Objective: Look through the data for the string "this". Copy every line where it is found.

The records:
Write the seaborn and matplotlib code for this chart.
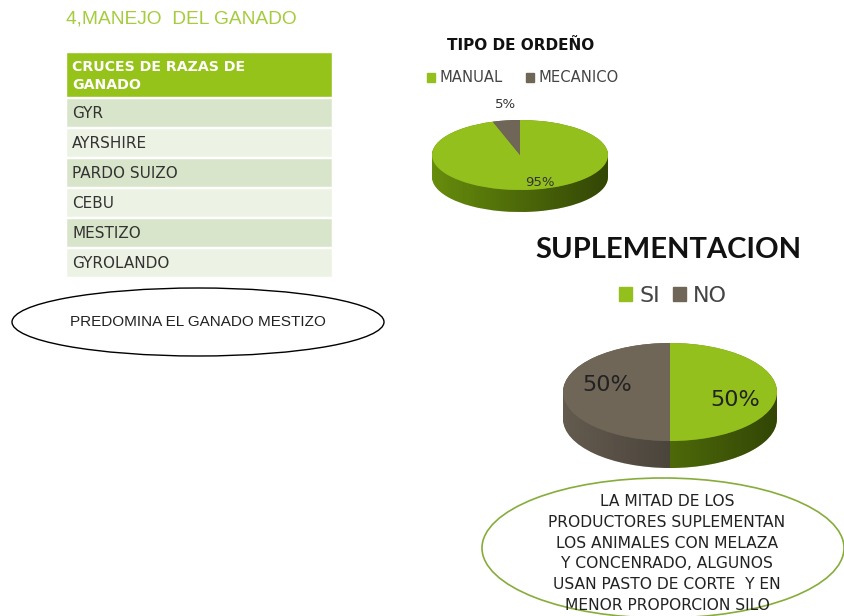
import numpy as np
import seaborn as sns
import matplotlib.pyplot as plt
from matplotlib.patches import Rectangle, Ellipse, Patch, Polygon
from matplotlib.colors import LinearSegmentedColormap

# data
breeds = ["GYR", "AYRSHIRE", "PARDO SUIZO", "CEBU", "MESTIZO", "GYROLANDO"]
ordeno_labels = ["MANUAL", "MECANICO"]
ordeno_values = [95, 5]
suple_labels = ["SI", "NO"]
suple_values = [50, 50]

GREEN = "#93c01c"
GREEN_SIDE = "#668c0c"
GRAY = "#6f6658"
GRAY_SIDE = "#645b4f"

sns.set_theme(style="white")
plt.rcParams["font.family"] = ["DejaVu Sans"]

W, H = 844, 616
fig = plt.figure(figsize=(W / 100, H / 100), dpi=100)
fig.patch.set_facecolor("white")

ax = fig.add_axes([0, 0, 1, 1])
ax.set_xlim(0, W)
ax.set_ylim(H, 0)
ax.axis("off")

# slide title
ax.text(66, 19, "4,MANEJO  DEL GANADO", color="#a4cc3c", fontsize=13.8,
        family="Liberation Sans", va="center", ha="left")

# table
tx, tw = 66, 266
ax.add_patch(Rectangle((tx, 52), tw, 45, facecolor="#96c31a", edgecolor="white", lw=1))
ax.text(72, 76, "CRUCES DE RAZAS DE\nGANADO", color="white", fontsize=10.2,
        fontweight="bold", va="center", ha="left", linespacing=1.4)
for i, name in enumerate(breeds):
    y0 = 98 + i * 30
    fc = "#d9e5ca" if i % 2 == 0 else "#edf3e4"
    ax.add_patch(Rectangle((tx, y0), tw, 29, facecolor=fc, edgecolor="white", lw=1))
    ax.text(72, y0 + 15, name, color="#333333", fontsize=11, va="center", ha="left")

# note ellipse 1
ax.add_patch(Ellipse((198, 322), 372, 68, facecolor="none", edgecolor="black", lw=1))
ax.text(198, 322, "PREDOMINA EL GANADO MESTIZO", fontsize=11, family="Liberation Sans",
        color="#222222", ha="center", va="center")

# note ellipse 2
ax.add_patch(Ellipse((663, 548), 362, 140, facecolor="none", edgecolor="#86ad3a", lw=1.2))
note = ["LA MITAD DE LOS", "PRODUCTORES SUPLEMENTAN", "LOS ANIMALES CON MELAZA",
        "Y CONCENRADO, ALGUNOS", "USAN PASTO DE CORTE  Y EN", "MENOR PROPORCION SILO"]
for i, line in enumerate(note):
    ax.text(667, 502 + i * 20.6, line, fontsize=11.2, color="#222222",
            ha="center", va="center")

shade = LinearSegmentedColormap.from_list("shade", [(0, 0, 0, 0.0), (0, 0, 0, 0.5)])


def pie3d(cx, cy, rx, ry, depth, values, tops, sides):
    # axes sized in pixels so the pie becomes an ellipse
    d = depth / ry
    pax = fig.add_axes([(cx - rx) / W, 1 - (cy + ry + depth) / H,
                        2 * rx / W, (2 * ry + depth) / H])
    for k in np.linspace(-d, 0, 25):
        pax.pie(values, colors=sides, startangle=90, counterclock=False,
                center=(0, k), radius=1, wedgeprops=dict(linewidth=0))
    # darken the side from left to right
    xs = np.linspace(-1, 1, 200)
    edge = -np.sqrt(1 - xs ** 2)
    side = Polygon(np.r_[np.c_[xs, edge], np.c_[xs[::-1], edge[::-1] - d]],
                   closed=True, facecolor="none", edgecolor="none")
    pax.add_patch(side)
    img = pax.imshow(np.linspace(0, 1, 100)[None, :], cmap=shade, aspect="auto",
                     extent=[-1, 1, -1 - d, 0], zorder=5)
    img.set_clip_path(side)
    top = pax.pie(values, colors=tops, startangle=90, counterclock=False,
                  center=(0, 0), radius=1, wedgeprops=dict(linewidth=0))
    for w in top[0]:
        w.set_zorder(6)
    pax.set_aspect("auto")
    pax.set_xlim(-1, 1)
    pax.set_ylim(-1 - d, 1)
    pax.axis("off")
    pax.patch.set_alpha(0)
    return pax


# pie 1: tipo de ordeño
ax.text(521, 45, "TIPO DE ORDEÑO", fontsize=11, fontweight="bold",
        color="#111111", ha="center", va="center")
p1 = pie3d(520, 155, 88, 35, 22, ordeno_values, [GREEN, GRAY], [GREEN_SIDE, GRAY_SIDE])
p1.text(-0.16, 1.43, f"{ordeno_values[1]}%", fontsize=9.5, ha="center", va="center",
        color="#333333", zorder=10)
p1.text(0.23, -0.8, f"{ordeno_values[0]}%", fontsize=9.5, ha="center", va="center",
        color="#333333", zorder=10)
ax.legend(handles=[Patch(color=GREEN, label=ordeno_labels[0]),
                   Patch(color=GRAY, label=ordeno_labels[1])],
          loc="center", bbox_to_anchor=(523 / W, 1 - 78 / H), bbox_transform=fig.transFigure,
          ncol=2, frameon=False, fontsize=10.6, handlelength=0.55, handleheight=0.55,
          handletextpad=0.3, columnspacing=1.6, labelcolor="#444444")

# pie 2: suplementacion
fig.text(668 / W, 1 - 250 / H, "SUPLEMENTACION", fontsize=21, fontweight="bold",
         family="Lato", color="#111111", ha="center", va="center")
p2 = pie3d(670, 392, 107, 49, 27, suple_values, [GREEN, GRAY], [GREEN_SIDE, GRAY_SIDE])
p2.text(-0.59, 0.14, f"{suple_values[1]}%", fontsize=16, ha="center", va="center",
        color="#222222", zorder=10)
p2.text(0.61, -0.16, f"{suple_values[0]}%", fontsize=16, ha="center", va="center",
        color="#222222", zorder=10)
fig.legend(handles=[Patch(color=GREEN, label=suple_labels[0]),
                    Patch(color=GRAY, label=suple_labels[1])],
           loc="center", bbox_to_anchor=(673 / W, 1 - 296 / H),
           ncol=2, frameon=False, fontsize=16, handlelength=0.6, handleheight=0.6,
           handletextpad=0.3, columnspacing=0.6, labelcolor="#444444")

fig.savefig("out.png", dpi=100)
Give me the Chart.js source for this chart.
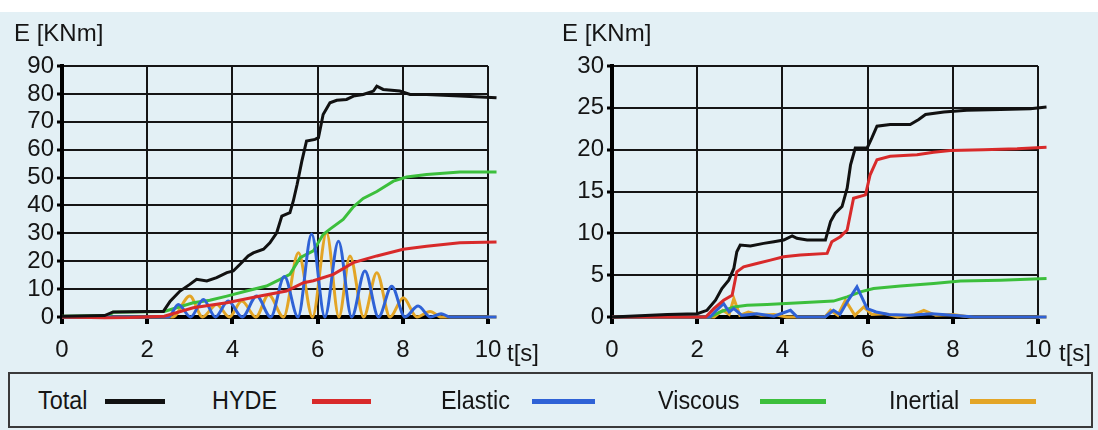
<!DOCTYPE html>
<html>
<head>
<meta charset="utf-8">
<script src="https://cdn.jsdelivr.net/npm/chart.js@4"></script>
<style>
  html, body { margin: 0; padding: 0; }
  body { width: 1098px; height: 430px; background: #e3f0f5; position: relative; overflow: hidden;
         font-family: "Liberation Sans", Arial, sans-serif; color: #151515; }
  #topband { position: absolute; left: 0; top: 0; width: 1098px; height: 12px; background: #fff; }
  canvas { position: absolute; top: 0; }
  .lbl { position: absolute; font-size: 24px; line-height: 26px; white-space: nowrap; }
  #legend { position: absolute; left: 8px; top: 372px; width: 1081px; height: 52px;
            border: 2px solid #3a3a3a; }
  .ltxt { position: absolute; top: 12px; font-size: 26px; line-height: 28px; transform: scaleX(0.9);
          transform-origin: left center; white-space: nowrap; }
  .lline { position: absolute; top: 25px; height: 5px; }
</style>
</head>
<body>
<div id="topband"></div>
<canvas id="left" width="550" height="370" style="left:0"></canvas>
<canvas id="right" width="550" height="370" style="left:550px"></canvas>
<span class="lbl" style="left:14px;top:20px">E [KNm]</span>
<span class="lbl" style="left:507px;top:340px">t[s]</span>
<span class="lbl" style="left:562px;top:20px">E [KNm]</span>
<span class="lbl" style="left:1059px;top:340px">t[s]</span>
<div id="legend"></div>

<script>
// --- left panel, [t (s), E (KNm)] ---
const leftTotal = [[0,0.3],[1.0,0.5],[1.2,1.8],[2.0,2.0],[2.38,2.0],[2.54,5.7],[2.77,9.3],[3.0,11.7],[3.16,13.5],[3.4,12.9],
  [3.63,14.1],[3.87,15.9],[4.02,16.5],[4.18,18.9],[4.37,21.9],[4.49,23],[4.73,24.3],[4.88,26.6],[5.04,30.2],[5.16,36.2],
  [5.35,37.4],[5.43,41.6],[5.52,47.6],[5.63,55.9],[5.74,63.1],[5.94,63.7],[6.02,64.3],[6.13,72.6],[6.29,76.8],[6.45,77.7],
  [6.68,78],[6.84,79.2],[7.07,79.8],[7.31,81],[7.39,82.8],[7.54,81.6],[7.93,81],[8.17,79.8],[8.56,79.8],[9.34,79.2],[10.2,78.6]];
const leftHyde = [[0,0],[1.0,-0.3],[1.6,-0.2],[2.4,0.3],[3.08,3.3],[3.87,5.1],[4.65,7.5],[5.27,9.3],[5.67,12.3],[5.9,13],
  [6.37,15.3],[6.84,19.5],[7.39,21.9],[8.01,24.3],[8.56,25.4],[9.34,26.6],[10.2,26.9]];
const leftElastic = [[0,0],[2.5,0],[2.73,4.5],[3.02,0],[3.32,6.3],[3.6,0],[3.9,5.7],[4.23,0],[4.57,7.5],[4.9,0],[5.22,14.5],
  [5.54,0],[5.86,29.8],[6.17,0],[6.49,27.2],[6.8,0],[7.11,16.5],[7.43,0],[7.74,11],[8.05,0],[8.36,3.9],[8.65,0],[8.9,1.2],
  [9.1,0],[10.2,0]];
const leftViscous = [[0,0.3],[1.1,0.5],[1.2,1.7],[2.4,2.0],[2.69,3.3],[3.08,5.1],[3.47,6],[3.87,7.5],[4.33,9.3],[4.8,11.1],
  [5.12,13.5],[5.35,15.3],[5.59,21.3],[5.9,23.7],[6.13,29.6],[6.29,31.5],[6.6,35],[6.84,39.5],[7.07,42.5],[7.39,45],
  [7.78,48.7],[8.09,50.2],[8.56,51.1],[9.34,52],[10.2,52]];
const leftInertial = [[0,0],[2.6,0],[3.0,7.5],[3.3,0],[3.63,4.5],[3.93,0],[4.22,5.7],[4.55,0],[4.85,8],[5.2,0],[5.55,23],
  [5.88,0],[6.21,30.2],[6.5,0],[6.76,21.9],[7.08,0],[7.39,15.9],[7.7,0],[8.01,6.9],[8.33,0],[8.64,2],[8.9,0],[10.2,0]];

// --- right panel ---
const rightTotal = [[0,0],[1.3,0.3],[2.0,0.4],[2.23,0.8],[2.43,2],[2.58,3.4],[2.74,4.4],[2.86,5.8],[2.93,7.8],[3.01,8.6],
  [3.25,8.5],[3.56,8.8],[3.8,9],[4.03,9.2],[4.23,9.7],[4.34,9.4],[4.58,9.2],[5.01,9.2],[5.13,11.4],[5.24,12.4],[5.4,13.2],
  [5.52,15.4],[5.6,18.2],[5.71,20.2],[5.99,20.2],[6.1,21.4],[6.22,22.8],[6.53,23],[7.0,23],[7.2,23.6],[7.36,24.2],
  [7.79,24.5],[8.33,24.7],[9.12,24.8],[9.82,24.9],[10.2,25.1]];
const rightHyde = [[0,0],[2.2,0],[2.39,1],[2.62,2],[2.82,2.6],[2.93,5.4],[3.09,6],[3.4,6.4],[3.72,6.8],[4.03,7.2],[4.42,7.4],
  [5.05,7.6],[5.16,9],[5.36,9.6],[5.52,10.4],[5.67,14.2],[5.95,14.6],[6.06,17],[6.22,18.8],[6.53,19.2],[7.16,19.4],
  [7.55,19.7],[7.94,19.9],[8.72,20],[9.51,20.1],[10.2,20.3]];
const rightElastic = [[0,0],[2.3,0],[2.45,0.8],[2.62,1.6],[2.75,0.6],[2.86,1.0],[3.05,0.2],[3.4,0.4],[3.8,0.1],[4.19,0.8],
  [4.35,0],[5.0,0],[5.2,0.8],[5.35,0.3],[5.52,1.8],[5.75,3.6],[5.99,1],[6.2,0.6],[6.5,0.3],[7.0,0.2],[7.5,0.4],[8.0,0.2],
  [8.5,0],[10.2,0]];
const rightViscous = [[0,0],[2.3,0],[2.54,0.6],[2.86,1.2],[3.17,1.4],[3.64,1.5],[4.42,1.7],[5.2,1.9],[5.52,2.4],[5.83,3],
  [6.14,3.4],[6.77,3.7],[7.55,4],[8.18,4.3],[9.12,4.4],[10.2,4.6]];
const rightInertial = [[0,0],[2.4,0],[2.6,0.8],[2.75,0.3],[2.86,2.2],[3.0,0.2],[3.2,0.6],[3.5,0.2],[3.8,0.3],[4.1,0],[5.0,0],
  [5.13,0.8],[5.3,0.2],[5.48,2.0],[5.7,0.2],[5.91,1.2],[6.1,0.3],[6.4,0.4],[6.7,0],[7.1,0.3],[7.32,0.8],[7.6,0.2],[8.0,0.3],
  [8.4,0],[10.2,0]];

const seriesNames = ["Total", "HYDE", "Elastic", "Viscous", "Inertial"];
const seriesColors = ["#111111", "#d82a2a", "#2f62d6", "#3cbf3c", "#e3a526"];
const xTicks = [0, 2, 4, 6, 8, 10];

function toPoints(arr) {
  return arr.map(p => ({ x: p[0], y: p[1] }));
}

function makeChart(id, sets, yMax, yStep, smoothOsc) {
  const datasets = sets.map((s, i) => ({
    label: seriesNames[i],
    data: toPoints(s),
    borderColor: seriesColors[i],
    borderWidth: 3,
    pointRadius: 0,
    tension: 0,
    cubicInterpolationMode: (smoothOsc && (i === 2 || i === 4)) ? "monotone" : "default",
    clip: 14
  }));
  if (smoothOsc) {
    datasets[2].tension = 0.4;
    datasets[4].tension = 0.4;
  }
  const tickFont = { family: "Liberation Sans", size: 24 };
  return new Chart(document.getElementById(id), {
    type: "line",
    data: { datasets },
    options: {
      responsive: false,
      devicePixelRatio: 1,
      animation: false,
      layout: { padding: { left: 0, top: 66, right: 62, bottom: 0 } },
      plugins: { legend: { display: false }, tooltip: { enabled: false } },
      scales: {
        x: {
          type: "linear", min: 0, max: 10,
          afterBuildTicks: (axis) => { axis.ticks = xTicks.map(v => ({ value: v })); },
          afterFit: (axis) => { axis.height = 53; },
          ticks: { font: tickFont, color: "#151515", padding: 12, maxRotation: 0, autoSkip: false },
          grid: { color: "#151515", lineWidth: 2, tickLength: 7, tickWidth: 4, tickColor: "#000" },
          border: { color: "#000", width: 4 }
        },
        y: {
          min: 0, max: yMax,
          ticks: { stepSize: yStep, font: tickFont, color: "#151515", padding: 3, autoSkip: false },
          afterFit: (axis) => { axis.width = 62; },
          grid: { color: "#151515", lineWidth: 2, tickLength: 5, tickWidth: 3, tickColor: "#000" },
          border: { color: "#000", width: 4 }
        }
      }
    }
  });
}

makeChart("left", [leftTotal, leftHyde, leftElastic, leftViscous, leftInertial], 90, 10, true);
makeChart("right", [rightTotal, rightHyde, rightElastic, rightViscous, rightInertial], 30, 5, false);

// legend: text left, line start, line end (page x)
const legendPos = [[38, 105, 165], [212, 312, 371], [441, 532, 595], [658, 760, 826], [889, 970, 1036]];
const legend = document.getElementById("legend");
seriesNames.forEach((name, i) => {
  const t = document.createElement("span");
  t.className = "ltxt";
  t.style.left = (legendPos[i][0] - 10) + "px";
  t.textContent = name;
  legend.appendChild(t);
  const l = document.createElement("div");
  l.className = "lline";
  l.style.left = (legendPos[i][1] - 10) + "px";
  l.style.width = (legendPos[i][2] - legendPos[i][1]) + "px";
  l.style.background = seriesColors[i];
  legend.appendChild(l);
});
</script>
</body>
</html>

Reply to the exercise:
Write the seaborn and matplotlib code for this chart.
Give me the Chart.js source for this chart.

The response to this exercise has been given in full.